A (THE) concern most people have with traveling to Myanmar is the fact that the ruling military government is notoriously oppressive to free speech and individual opportunity for the citizens of Myanmar. Just before flying to the country, I read Aung Sun Suu Kyi’s “Letters from Burma” detailing a bit of the political and traditional background of the country. Suu Kyi, the daughter of Myanmar’s greatest Revolutionary Figure, is the leader of the opposition to the ruling government and in that capacity has spent most of the last XXX years under house arrest in the capital.
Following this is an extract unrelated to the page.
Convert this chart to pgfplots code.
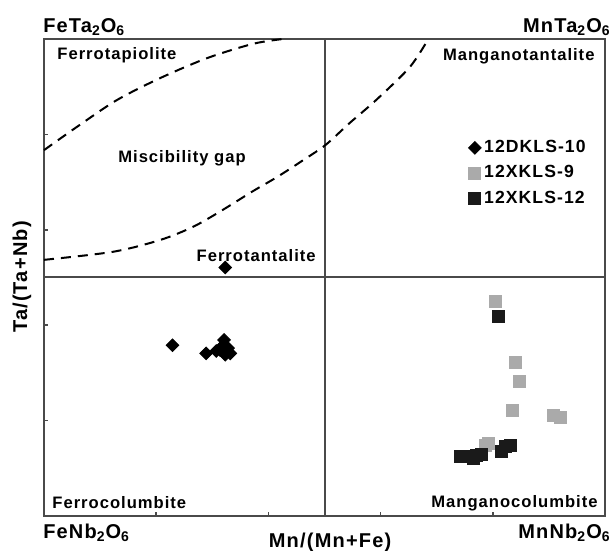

As a traveler, we’re mostly urged to do two specific things. The first is to take care where your tourist dollars go. Some government-benefiting spending is unavoidable, like the visa cost or certain admission tickets (Bagan and Schwedagon Pagoda). For pretty much anything else, but especially accommodation and food, it will usually be possible to find some small family-owned place that puts money in the pockets of locals rather than the government. These also, conveniently, tend to be the places owned and staffed by the most friendly people you could hope to meet. With the exception of two avoidable but desirable train journeys, I think I managed to do a pretty good job of this.
The second thing most travelers are urged to do is to talk to people. Instead of just showing up and taking photos, trying also to engage with Burmese around the country and have open discussions about life. Most interesting to me, but only if the other person was really open and started the dialog themselves, were discussions about politics. I had this conversation several times; in pagadoas and beer stations, with Burmese and minorities, teachers and monks. One, in particular, I (more or less) transcribed shortly after we said goodbye and will post it on here in a few days. I actually didn’t always agree with the other viewpoints, but in a country where for locals political discourse is an easy road to trouble I was certainly always willing to listen.
Aside from the government, though, Myanmar is a beautiful country. Like so many other places, reading books set in or based around the country before and during my visit only served to heighten the excitement. I had, in fact, heard so many good things about Myanmar from so many other travelers that I was probably more excited to show up here than I have been to anywhere in months.